I’m in the process of being bludgeoned by three media whales – Ike, Obama vs. McCain, and the meltdown of the financial sector. I can’t check my electronic mail or turn on public radio without encountering “news” about them, and I’ve descended into a sort of meta-panic, not about the “news” but about the fact that I’m not actually getting the news. My guess is the real news is much worse, but I suppose that’s a matter of opinion or worldview.

Three important characteristics of US journal-tainment-ism have resulted in a perfect storm, where hurricane force winds, attack ads, and market crashes beguile a crazed public and have us staring so intently at our tv screens, pc monitors, and (in rare cases) newspapers, that we barely feel the breeze just at our backs.

One is obvious, though its effects are further-reaching than initially thought. Technology and globalization have led to increased competition for stories and audience. With this many sharks in the water, everything will be devoured, regardless of its worthiness as food. As a result, any trifle is either a story or can be turned into one. This has a great leveling effect, where the fall of housing prices in Cleveland is seen as equally weighty as an $800 billion war in Iraq or another celebrity DUI.

Two: the rise of derivative journalism. As a result of the competition and the difficulty (in terms of cost, mostly, but also, it’s hard work) of doing actual reporting, much of the “journalism” remains only derivative. Reporters report on how other reporters are reporting things. Sometimes, the sharks eat each other, because they have to eat. Charlie Gibson interviewing Sarah Palin is a story. John McCain telling his own supporters and a bunch of reporters about his energy policy is a story.

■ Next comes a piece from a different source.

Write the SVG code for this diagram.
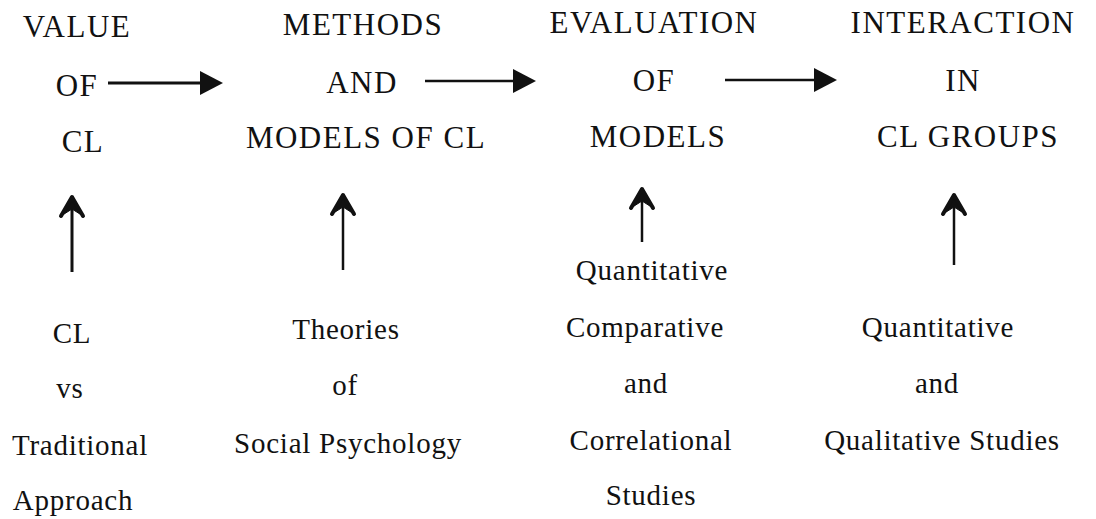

Three: As a result of the ubiquity of derivative journal-tainment-ism, commentators can (and do) spend air time and column inches pointing out how biased other journalists are. The problem is, they can be right (correct, that is) about their attacks, or at least not proven wrong, because they’re not commenting on anything other than other people’s comments, which tend to be more pliable than actual facts and circumstances. These are the big sharks, and everyone must pay attention to them because of their size.

Introducing sanity into this sort of cannibalistic feeding frenzy is, of course, impossible. So the two political parties spend their time shoveling in chum.

Imagine this wet, churning, many-gilled monster as it loiters off the coast. Now it blows landward on hurricane force winds, toward country that already has a liquidity problem.